My name is Kirsty and I am 29 years old. I was diagnosed with primary immunodeficiency (PID) in December 2017. Like many people with chronic illness, I can’t tell you when it started – it just crept up on me.

Living with multiple health problems

I have had bowel and stomach symptoms since I was a baby. When I was 17 years old, I went to the doctor again with symptoms. The blood test I had came back positive, and I had an endoscopy in late 2005, which confirmed a diagnosis of coeliac disease.

While away at university I had what I thought was a bout of flu, but it proved to be the start of undifferentiated connective tissue disease (UCTD) symptoms and the words ‘systemic lupus erythematosus (SLE) diagnosis’ started appearing on discharge summaries from the hospital in 2008. At the time, I was in and out of hospital with a complication of scar tissue owing to coeliac disease and had my gall bladder removed. I made the decision to leave university due to ill health.

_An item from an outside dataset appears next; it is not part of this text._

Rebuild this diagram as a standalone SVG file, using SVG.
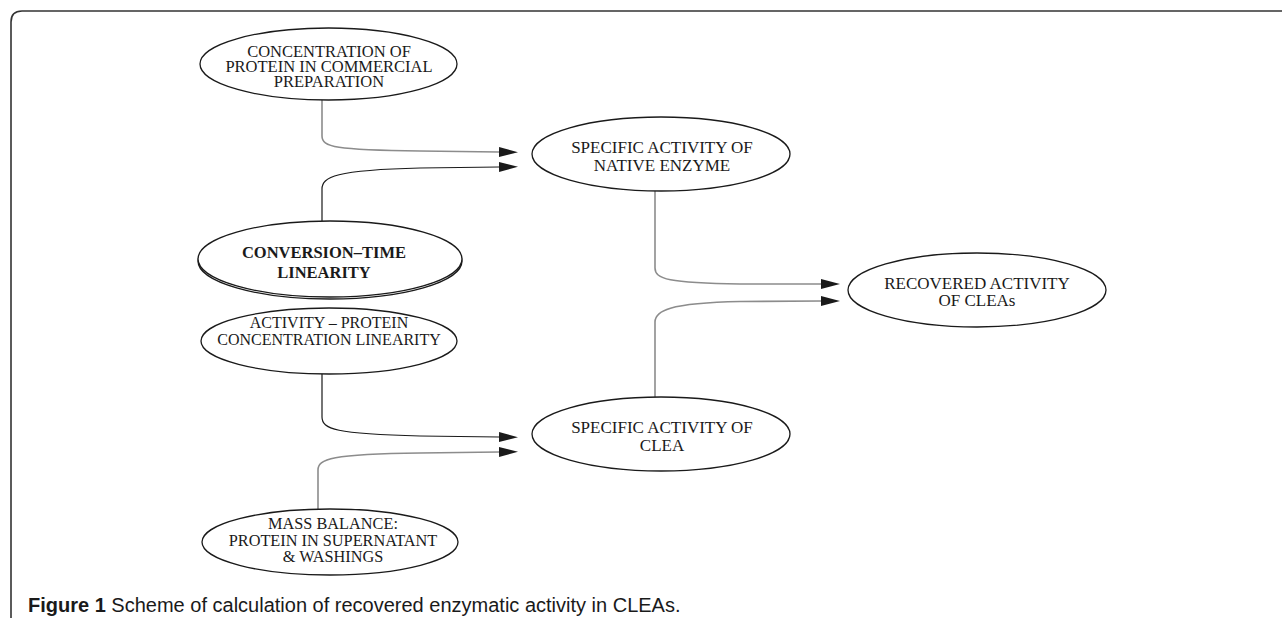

On leaving university, I worked in the oncology pharmacy at Southampton General Hospital for over four years. It was during this time that I was diagnosed with irritable bowel syndrome as well as coeliac disease. I have had multiple flare-ups of UCTD/SLE over the years. My symptoms affect the connective tissues and result in joint pain, mouth ulcers, chronic fatigue, migraines, skin rashes, flu-like symptoms and/or night sweats, anxiety/depression, swollen glands and Raynaud’s syndrome.

Beginning the PID journey

With an interest in nutrition, I decided to retrain as a dietitian. I completed two years of a four-year dietetics degree. I am determined to finish off the theory and to get a degree in clinical nutrition. The university has been great and, even though I have had health problems throughout, completing a degree can be done with chronic ill health.

I have been under the care of immunology specialists at the hospital for over a year now because I keep getting infections. I was diagnosed with PID in December 2017. I have low immunoglobin proteins (low IgA and IgG) and am deficient in a type of white blood cell. PID explains a lot.

For the last month, I have started to replace my immunoglobulins with filtered blood plasma via weekly subcutaneous infusions at home. I completed training in hospital to administer my own infusions a couple of weeks after my January exams.

My infusions

My infusion will take up to two to three months to make a difference, but hopefully I should stop getting so many infections. All in all, it is a positive thing and there is light at the end of the tunnel.

100,000 Genomes Project

In January 2018, my parents and I took part in the 100,000 Genomes Project. This involved having a DNA sample taken and examined in a laboratory to look for any specific genes that might be responsible for my immune system problems, and to help with genomics research. We should get the results in 18 months.

I like the thought of being at the front edge of scientific research and having the chance to potentially help other people in the future. Even if I don’t get a diagnosis or any results back, it will have still been worthwhile taking part in the research project.

It is always worth thinking outside the box and considering whether your symptoms might be caused by a rare disease. It took me a long time to be diagnosed, but you don’t realise how strong you are and how much you can handle.